Dominic Thiem derailed Novak Djokovic’s attempt to become only the second man in history to hold all four Grand Slam titles at the same time twice, winning their weather-delayed French Open semifinal 6-2, 3-6, 7-5, 5-7, 7-5 in four hours and 13 minutes on Saturday.
Thiem, the world No. 4 and 2018 Roland-Garros runner-up, had led 6-2, 3-6, 3-1 when play was suspended on Friday evening.
Djokovic returned strongly when the two took to Court Philippe-Chatrier on Saturday, breaking Thiem immediately to level the set. But the Austrian broke back later to take a two-sets-to-one lead.
The world No. 1 began the fourth set aggressively, breaking for a 2-1 lead.
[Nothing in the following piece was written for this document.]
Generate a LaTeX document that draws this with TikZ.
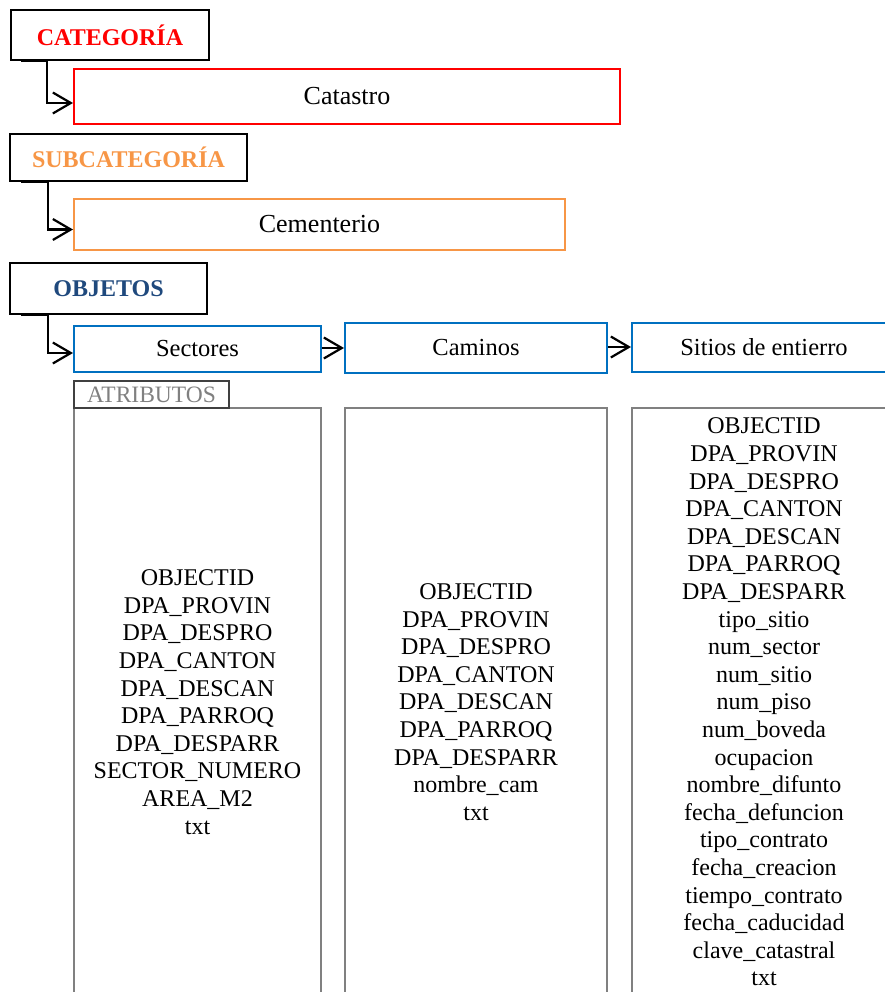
\documentclass[tikz,border=0pt]{standalone}
\usepackage{fontspec}
\setmainfont{Liberation Serif}
\usetikzlibrary{arrows.meta}
\definecolor{cRed}{HTML}{FF0000}
\definecolor{cOrange}{HTML}{F79646}
\definecolor{cNavy}{HTML}{1F497D}
\definecolor{cBlue}{HTML}{0070C0}
\definecolor{cGrey}{HTML}{808080}
\begin{document}
\begin{tikzpicture}[x=1pt,y=-1pt,
  hdr/.style={draw=black,line width=2.2pt,inner sep=0pt,font=\fontsize{24}{28}\selectfont\bfseries},
  lbox/.style={draw,line width=2pt,inner sep=0pt,font=\fontsize{24.5}{28}\selectfont},
  abox/.style={draw=cGrey,line width=2pt,inner sep=0pt,align=center,font=\fontsize{24}{27.6}\selectfont},
  conn/.style={line width=2.2pt,-{Straight Barb[length=18pt,width=21pt]}},
]
\useasboundingbox (0,0) rectangle (885,992);
\clip (0,0) rectangle (885,992);
% headers
\node[hdr,text=cRed,minimum width=198pt,minimum height=50pt] (cat) at (110,35) {CATEGORÍA};
\node[hdr,text=cOrange,minimum width=237pt,minimum height=47pt] (sub) at (128.5,157.5) {SUBCATEGORÍA};
\node[hdr,text=cNavy,minimum width=197pt,minimum height=51pt] (obj) at (108.5,288.5) {OBJETOS};
% level boxes
\node[lbox,draw=cRed,minimum width=546pt,minimum height=55pt,font=\fontsize{26}{30}\selectfont] (catastro) at (347,96.5) {Catastro};
\node[lbox,draw=cOrange,minimum width=491pt,minimum height=51pt,font=\fontsize{26}{30}\selectfont] (cem) at (319.5,224.5) {Cementerio};
\node[lbox,draw=cBlue,minimum width=247pt,minimum height=46pt] (sec) at (197.5,349) {Sectores};
\node[lbox,draw=cBlue,minimum width=262pt,minimum height=50pt] (cam) at (476,348) {Caminos};
\node[lbox,draw=cBlue,minimum width=264pt,minimum height=49pt] (sit) at (764,347.5) {Sitios de entierro};
% attribute boxes
\node[abox,minimum width=247pt,minimum height=588pt] (a1) at (197.5,702) {OBJECTID\\DPA\_PROVIN\\DPA\_DESPRO\\DPA\_CANTON\\DPA\_DESCAN\\DPA\_PARROQ\\DPA\_DESPARR\\SECTOR\_NUMERO\\AREA\_M2\\txt};
\node[abox,minimum width=262pt,minimum height=588pt] (a2) at (476,702) {OBJECTID\\DPA\_PROVIN\\DPA\_DESPRO\\DPA\_CANTON\\DPA\_DESCAN\\DPA\_PARROQ\\DPA\_DESPARR\\nombre\_cam\\txt};
\node[abox,minimum width=264pt,minimum height=588pt] (a3) at (764,702) {OBJECTID\\DPA\_PROVIN\\DPA\_DESPRO\\DPA\_CANTON\\DPA\_DESCAN\\DPA\_PARROQ\\DPA\_DESPARR\\tipo\_sitio\\num\_sector\\num\_sitio\\num\_piso\\num\_boveda\\ocupacion\\nombre\_difunto\\fecha\_defuncion\\tipo\_contrato\\fecha\_creacion\\tiempo\_contrato\\fecha\_caducidad\\clave\_catastral\\txt};
\node[draw=black!75,line width=1.5pt,inner sep=0pt,text=cGrey,minimum width=155pt,minimum height=27pt,font=\fontsize{23.5}{27}\selectfont] (tab) at (151.5,394.5) {ATRIBUTOS};
% connectors
\draw[conn] ([xshift=11pt]cat.south west) -- ([xshift=37pt]cat.south west) |- ([yshift=-6.5pt]catastro.west);
\draw[conn] ([xshift=12pt]sub.south west) -- ([xshift=39pt]sub.south west) |- ([yshift=-5pt]cem.west);
\draw[conn] ([xshift=12pt]obj.south west) -- ([xshift=39pt]obj.south west) |- ([yshift=-4pt]sec.west);
\draw[conn] ([yshift=1pt]sec.east) -- ([yshift=1pt]sec.east -| cam.west);
\draw[conn] ([yshift=1pt]cam.east) -- ([yshift=1pt]cam.east -| sit.west);
\end{tikzpicture}
\end{document}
Thiem broke back, but Djokovic struck again and moved ahead at 4-2.
An unperturbedThiem broke back as Djokovic tussled with the chair umpire, complaining that the service clock was starting too soon.
Djokovic served to stay in the match at 5-4 and broke Thiem in his next service game to take a 6-5 lead, then serving out the set.
Thiem broke Djokovic early in the decider to go 3-1 ahead and followed that up with a hold of serve.
Rain then delayed play for an hour. On return to the court, Djokovic completed a hold of serve and broke Thiem to take the set back on serve, the second time in two days that the world No. 1 has done so after a rain break.
But Thiem broke back immediately, winning four straight points, to serve for the match, but was then broken Djokovic to go back on serve.
Thiem finally broke Djokovic on his third match at 6-5 to progress to the final.
Djokovic was looking to emulate Australian great Rod Laver, who won the calendar year Grand Slam once in the Open era and prior to that – in 1962 and 1969.
The Serbian world No. 1 had chance to do that in 2015 but was beaten in the final by Stan Wawrinka. He won the other three Majors that year. But he went on to hold all four when he won the Australian Open and French Open in 2016 – completing what’s called the ‘Djoker Slam.’
Thiem will play his second straight final at Roland-Garros against 11-time winner Rafael Nadal, who beat Roger Federer in straight sets on Friday.